The Petraeus Scandal and Politics Were the Buzz at an A-List Washington Dinner Party

Atlantic Media’s Katherine and David Bradley hosted the opening night for the Ideas Forum Tuesday.

By: Carol Ross Joynt

A lot of good one-liners were dropped at Katherine and David Bradley’s dinner party Tuesday night, but the most searing wasn’t uttered onstage. It was whispered by a former Washington Post editor to another guest: “I liked Marcus, but. . . .” He was referring, of course, to Marcus Brauchli, who, it was announced earlier in the day, would be replaced as the Post’s editor, a turnover that had been rumored for months. What made it poignant was that it underscored how tenuous loyalty is among the powerful in this town. The right job can make you a lot of friends, but if the job goes, so do the friends, or at least those kinds of friends. Which is why the other topic of the evening was the Petraeus scandal.

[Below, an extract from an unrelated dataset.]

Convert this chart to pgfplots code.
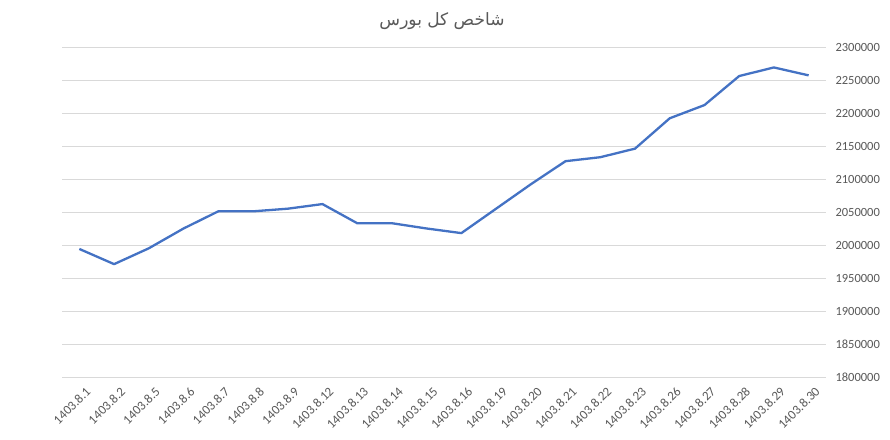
\documentclass[border=0pt]{standalone}
\usepackage{pgfplots}
\pgfplotsset{compat=1.18}
\usepackage{fontspec}
\setmainfont{Carlito}
\newfontfamily\arabicfont[Script=Arabic]{DejaVu Sans}
\TeXXeTstate=1
\definecolor{linecol}{HTML}{4472C4}
\definecolor{txt}{HTML}{595959}
\definecolor{gridc}{HTML}{D9D9D9}
\begin{document}
\begin{tikzpicture}[x=1bp,y=1bp]
\useasboundingbox (0,0) rectangle (890,440);
\fill[white] (0,0) rectangle (890,440);
\begin{axis}[
  at={(62bp,63bp)}, anchor=south west,
  scale only axis, width=764bp, height=330bp,
  xmin=-0.5, xmax=21.5, ymin=1800000, ymax=2300000,
  ytick={1800000,1850000,1900000,1950000,2000000,2050000,2100000,2150000,2200000,2250000,2300000},
  xtick={0,1,2,3,4,5,6,7,8,9,10,11,12,13,14,15,16,17,18,19,20,21},
  xticklabels={1403.8.1,1403.8.2,1403.8.5,1403.8.6,1403.8.7,1403.8.8,1403.8.9,1403.8.12,1403.8.13,1403.8.14,1403.8.15,1403.8.16,1403.8.19,1403.8.20,1403.8.21,1403.8.22,1403.8.23,1403.8.26,1403.8.27,1403.8.28,1403.8.29,1403.8.30},
  axis line style={draw=none},
  tick style={draw=none},
  ymajorgrids, grid style={draw=gridc, line width=0.75bp},
  yticklabel pos=right,
  scaled y ticks=false,
  /pgf/number format/assume math mode=true,
  /pgf/number format/fixed,
  /pgf/number format/1000 sep={},
  yticklabel style={font=\fontsize{12.5bp}{14bp}\selectfont, text=txt, anchor=west, xshift=6bp},
  xticklabel style={font=\fontsize{13bp}{15bp}\selectfont, text=txt, rotate=45, anchor=north east, xshift=1bp, yshift=-7bp},
]
\addplot[color=linecol, line width=2.3bp, line join=round, mark=none] coordinates {
(0,1994000) (1,1971000) (2,1995000) (3,2025000) (4,2051000) (5,2051000)
(6,2055000) (7,2062000) (8,2033000) (9,2033000) (10,2025000) (11,2018000)
(12,2055000) (13,2092000) (14,2127000) (15,2133000) (16,2146000) (17,2192000)
(18,2212000) (19,2256000) (20,2269000) (21,2257000)
};
\end{axis}
\node[text=txt, font=\fontsize{17bp}{20bp}\selectfont\arabicfont] at (442,419) {\beginR شاخص کل بورس\endR};
\end{tikzpicture}
\end{document}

Comedian and erstwhile talk-show host Dick Cavett was one of the featured guests for the evening, a swanky opening-night party to bring together the A-listers who would be attending the Bradleys’ annual 2012 Washington Ideas Forum at the Newseum, a two-day intellectual talkfest they cohost with Walter Isaacson and the Aspen Institute. Cavett’s one-liner, mentioned while musing on his love of Groucho Marx, was, “I have a trove of letters from Groucho, but not thousands of e-mails.” That distinction belongs to Petraeus scandal costars Jill Kelley and General John Allen, the American commander of international troops in Afghanistan, who reportedly exchanged e-mails that total 20,000 to 30,000 pages (though some may be duplicates).

Given the week’s heightened atmosphere of scandal, it was impossible to have a Washington party where all the latest news bombshells didn’t become morsels for discussion, with Benghazi and the “fiscal cliff” as “also rans.” While servers from Susan Gage Caterers passed cocktails, fried oysters, mini barbecue sandwiches, and mushrooms on toast, one guest after another could be heard expressing incredulity about the bizarre events surrounding now-former CIA director David Petraeus and his merry band. “It’s just the damnedest thing.” “Where will it end?” “Have you ever heard of this Kelley woman?” “A lot of reporters know Paula Broadwell.” A number of journalists attended the party, but none I talked to outed themselves as a Broadwell intimate.

The evening’s organizer, Elizabeth Baker Keffer of Atlantic Media, welcomed guests and noted that activist rock star Bono was in Washington this week, though not at this particular dinner. She had met him the night before, however, and reported that he is “much shorter than you would expect, and does a great impression of Bill Clinton.” She then directed everyone’s attention across the room to a stage where journalist Margaret Carlson was set to interview Lizz Winstead, co-creator and head writer for The Daily Show.

Carlson took a moment to identify herself as the first woman columnist for Time magazine and then, calling out Isaacson, her former editor, she added, “and also the last woman columnist at Time magazine.” When she turned her attention to Winstead, she asked the comedian, “How many people think The Daily Show is a news show?” Winstead replied, “Does it matter?” Clips were shown from the program, which had the audience laughing or groaning. When the screen filled with Clint Eastwood at the GOP convention, onstage talking to an empty chair, Republican lobbyist Juleanna Glover sighed and muttered, “You can’t make it up,” which essentially summed up how she felt about her candidate’s presidential campaign.

Carlson asked Winstead, “What makes politics funny?” Winstead looked surprised. “Is that really the question?” she asked. A good point. People in Washington, especially those in media and politics, laugh at the jokes, but they don’t often understand how the city they take so seriously becomes the joke. Winstead explained that in creating The Daily Show, “we decided, ‘Let’s have comedians who act and look like correspondents,’” an ironic ruse they have turned into enduring success. “Now the media tries to look more like The Daily Show, which makes The Daily Show more like The Daily Show.”